After the battle, brothers, Zeus, Poseidon and Hades divided the territory by a draw of lots. Poseidon got the sea, Hades got the Underworld and Zeus got the sky and the heavens. The Earth or Gaia could not be divided, and so belonged to all the three of them.
Marriage and Children of Zeus
Zeus was married to his sister Hera; with whom he had offspring called Hephaestus, Hebe and Ares. However, Zeus was popular for his infidelity and promiscuity. The stories of Zeus' many infidelities are an inseparable part of Greek mythology.

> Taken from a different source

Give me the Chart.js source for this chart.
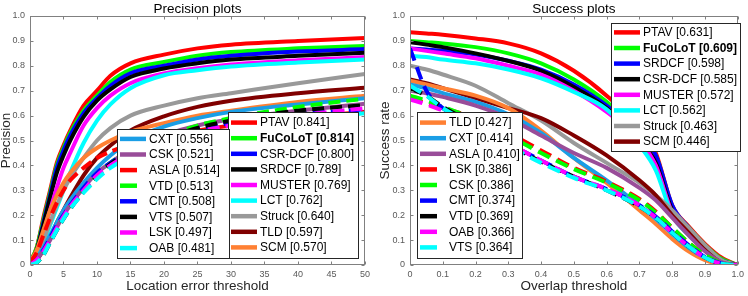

Some of the famous children Zeus had with other Goddesses are: Persephone by Demeter, Aphrodite by Dione, Apollo and Artemis by Leto, and Athena by Metis. With mortal women, the famous children of Zeus are: Heracles by Alcmene, Perseus by Danae, Minos by Europa, Thebe by Iodame, Argos by Niobe, and Dionysus by Semele.
There are several stories about each of these affairs, and these children. One of the most popular one is the story of Zeus and Leda. Zeus took the form of a swan and seduced Leda. The story is immortalized by the popular poem, 'Leda And The Swan' by W. B. Yeats. The famous Helen of Troy was the daughter of Leda, fathered by Zeus. According to the mythology, Zeus remained neutral in the Trojan war. When Greece was taken over by the Romans, Zeus was equated with their chief God, Jupiter.
Whatever his shortcoming, Zeus is one of the most notable personalities of the Greek mythology. The cults, oracle and several statues of Zeus in the world help prove the fascination people have about the Greek Father of Gods. Ciao!